呼ばれなくてはインドに来てはいけないのか?

インドで働いていると日本人に言うと、恐ろしい偏見や固定観念にぶつかります。もちろん言っている本人には悪気はないのでしょうが、「日本=フジヤマゲイシャ・サムライセップク」的なステロタイプを未だに口にする人が多くて愕然とします。

曰く、「聖なる牛が道に寝ていて交通の妨げになったりしているんでしょ?」(そういう街もありますが、そうでない街もあるんだよ!)

曰く、「料理は全部がカレー味なんだよね?(他の味の料理もありますってば!)」

曰く、「男性はみんなターバン巻いてるんでしょ?(ターバン巻いているのはシィク教徒の人で少数派。あと職場ではムスリムなどの人でも宗教色出さずに日本の会社員みたいにシャツにズボンだったりしますよ)」

曰く、「ダルシムサイババ…(ダルシムいません!ちなみにアフロの人は本物サイババの生まれ変わりを騙るニセモノですから!)」

曰く、「IT大国だって聞くよ?インターネット環境とかもすごいんでしょ?(欧米先進国のアウトソース先としてIT産業が栄えていることと、インド国内のインフラ整備とはまったく別の問題です。ちなみにインフラ整備の遅れはインドの致命的な欠陥です)」

インドと日本の物理的・心理的距離が遠いため、完全に間違っているとは言えないが、一部の情報や事実が誇張されたり、誤ってとらえられて、結果、変なことになっているのだと思います。その中でもっとも害になっていると思うのが、インドに対する過剰なスピリチュアリズム的思い入れ*1。少し昔のヒッピーやらバックパッカーやら「地球の歩き方」文化の名残ですね。
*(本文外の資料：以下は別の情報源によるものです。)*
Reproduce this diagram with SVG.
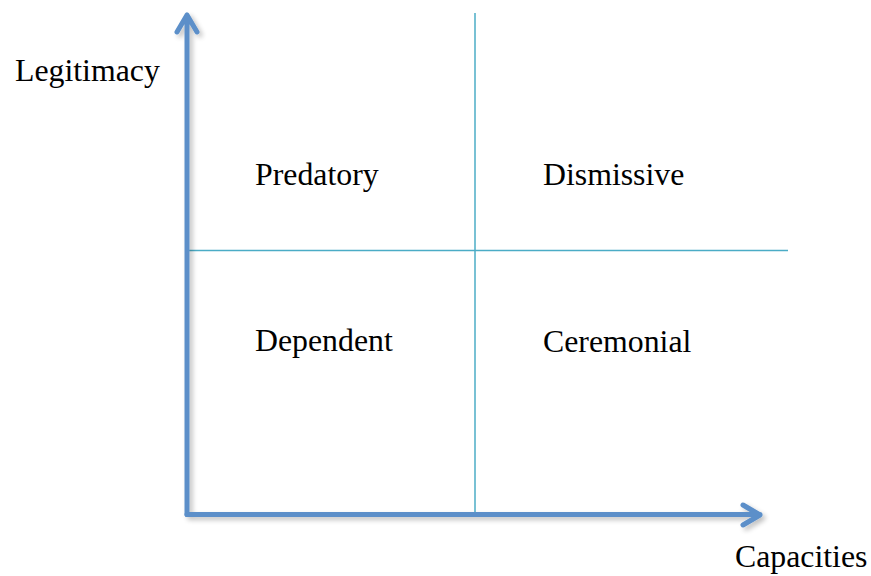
<svg xmlns="http://www.w3.org/2000/svg" width="871" height="576" viewBox="0 0 871 576">
<defs>
<style>
.lbl{font-family:"Liberation Serif","Times New Roman",serif;font-size:31.8px;fill:#000}
.axis{fill:none;stroke:#5B8FC9;stroke-width:5;stroke-linecap:round;stroke-linejoin:round}
.grid{fill:none;stroke:#4BACC6;stroke-width:1.5}
</style>
<filter id="sh" x="-10%" y="-10%" width="130%" height="130%">
<feGaussianBlur in="SourceAlpha" stdDeviation="2.5"/>
<feOffset dx="3" dy="3" result="b"/>
<feComponentTransfer><feFuncA type="linear" slope="0.25"/></feComponentTransfer>
<feMerge><feMergeNode/><feMergeNode in="SourceGraphic"/></feMerge>
</filter>
</defs>
<rect width="871" height="576" fill="#fff"/>
<g id="connectors">
<line class="grid" x1="475" y1="13" x2="475" y2="514"/>
<line class="grid" x1="187" y1="250.5" x2="788" y2="250.5"/>
<g filter="url(#sh)">
<path class="axis" d="M187,514.5 V15 M177,32 L187,15 L197,32"/>
<path class="axis" d="M187,514.5 H760 M743,505 L760,515 L743,525"/>
</g>
</g>
<g id="legitimacy"><text class="lbl" x="15" y="81">Legitimacy</text></g>
<g id="capacities"><text class="lbl" x="735" y="567">Capacities</text></g>
<g id="predatory"><text class="lbl" x="255" y="185">Predatory</text></g>
<g id="dismissive"><text class="lbl" x="543" y="185">Dismissive</text></g>
<g id="dependent"><text class="lbl" x="255" y="351">Dependent</text></g>
<g id="ceremonial"><text class="lbl" x="543" y="352">Ceremonial</text></g>
</svg>
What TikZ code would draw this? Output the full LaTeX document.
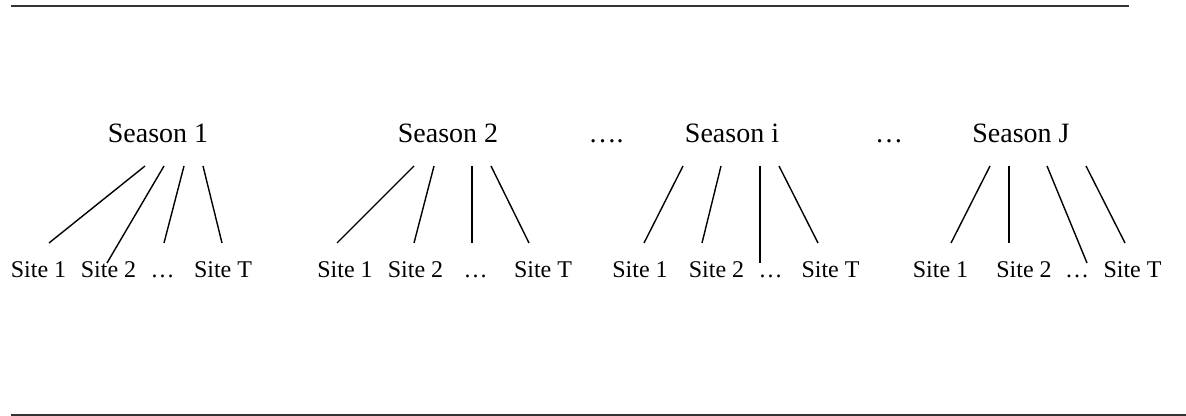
\documentclass[tikz,border=0pt]{standalone}
\usepackage{fontspec}
\setmainfont{Liberation Serif}
\begin{document}
\begin{tikzpicture}[x=0.5pt,y=-0.5pt,
  season/.style={anchor=base,inner sep=0pt,font=\fontsize{14pt}{16pt}\selectfont},
  site/.style={anchor=base,inner sep=0pt,font=\fontsize{12pt}{14pt}\selectfont},
  branch/.style={line width=0.7pt,black},
  rule/.style={line width=1pt,black!80}]
\useasboundingbox (0,0) rectangle (1186,416);

% horizontal rules above and below
\coordinate (ruleTopL) at (11,6);
\coordinate (ruleTopR) at (1129,6);
\coordinate (ruleBotL) at (11,414.5);
\coordinate (ruleBotR) at (1186,414.5);
\draw[rule] (ruleTopL) -- (ruleTopR);
\draw[rule] (ruleBotL) -- (ruleBotR);

% season headings
\node[season] (season1) at (158,143) {Season 1};
\node[season] (season2) at (448,143) {Season 2};
\node[season] (dotsA)   at (606,143) {….};
\node[season] (seasoni) at (732,143) {Season i};
\node[season] (dotsB)   at (889,143) {…};
\node[season] (seasonJ) at (1021,143) {Season J};

% site labels under each season
\foreach \t/\a/\b/\c/\d in {1/38.5/108.5/162.5/223,
                            2/345/415.5/475.5/543,
                            3/640/716.5/770.5/830.5,
                            4/940.5/1024/1077/1132.5}{
  \node[site] (site\t a) at (\a,278) {Site 1};
  \node[site] (site\t b) at (\b,278) {Site 2};
  \node[site] (site\t c) at (\c,278) {…};
  \node[site] (site\t d) at (\d,278) {Site T};
}

% branches from each season down to its sites
\foreach \n/\xa/\xb/\yb in {1/145/49/243, 2/164/107/263, 3/184/164/243, 4/203/222/243,
                            5/414/337/243, 6/434/414/243, 7/472/472/243, 8/491/529/243,
                            9/683/644/243, 10/721/702/243, 11/760/760/263, 12/779/818/243,
                            13/990/951/243, 14/1009/1009/243, 15/1047/1087/263, 16/1086/1125/243}{
  \coordinate (bt\n) at (\xa,166);
  \coordinate (bb\n) at (\xb,\yb);
  \draw[branch] (bt\n) -- (bb\n);
}
\end{tikzpicture}
\end{document}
「そんなの個人の趣味だからほっとけば」と言われるかもしれないですが、これがあるから日本人にとってインドがハードルの高い国になってしまっているのだと思うのです。普通の人がなかなか暮らそうと思わない。「お好きな人にはたまらないが、その他の人は敬遠する」「人を選ぶ」国。

なぜか日本でやらないような無茶をインドでやって痛い目に遭う人が後を絶たない(インドが初めての若い女性が空港で一晩ひとりで泊まろうとする、違法なのにチャラスに手を出す、どこからどう見ても衛生上まずいとしか思えない汚い河なのに「聖なる」と言われて泳いで案の定病気になる、など)のもおそらくインドに何か特別なものを期待するあまり、冷静な判断ができなくなっているのではと想像します*2

インドの神秘が貴重な観光資源であるということは否定しませんが、もう少しインドについて現実的な見方をしましょうよ、と提案したいのです*3

現実を知った上で、「なぜインドに来たの?」という問いに対し、「インドに呼ばれたから」というスピリチュアリズム乙な返事をするのではなく、また「会社に言われていやいや駐在員として来た」と言うのでもなく、「仕事をする国として積極的にインドを選んだ」「働きがいのある仕事があるからインドに来た」という人が増えればいいなあと自分は思っています。

*1:日本人だけが思い入れているわけではなく、欧米人でも思い入れたっぷりの人がよくいます。

*2:単に「若気の至り」で馬鹿なことをしでかす人が来がちな国ということなのかもしれませんけど。またそういうことを煽る紀行文が多いのも事実です。

*3:じゃあ「その現実って一体どんなの?」という点については次回以降書いていきたいです。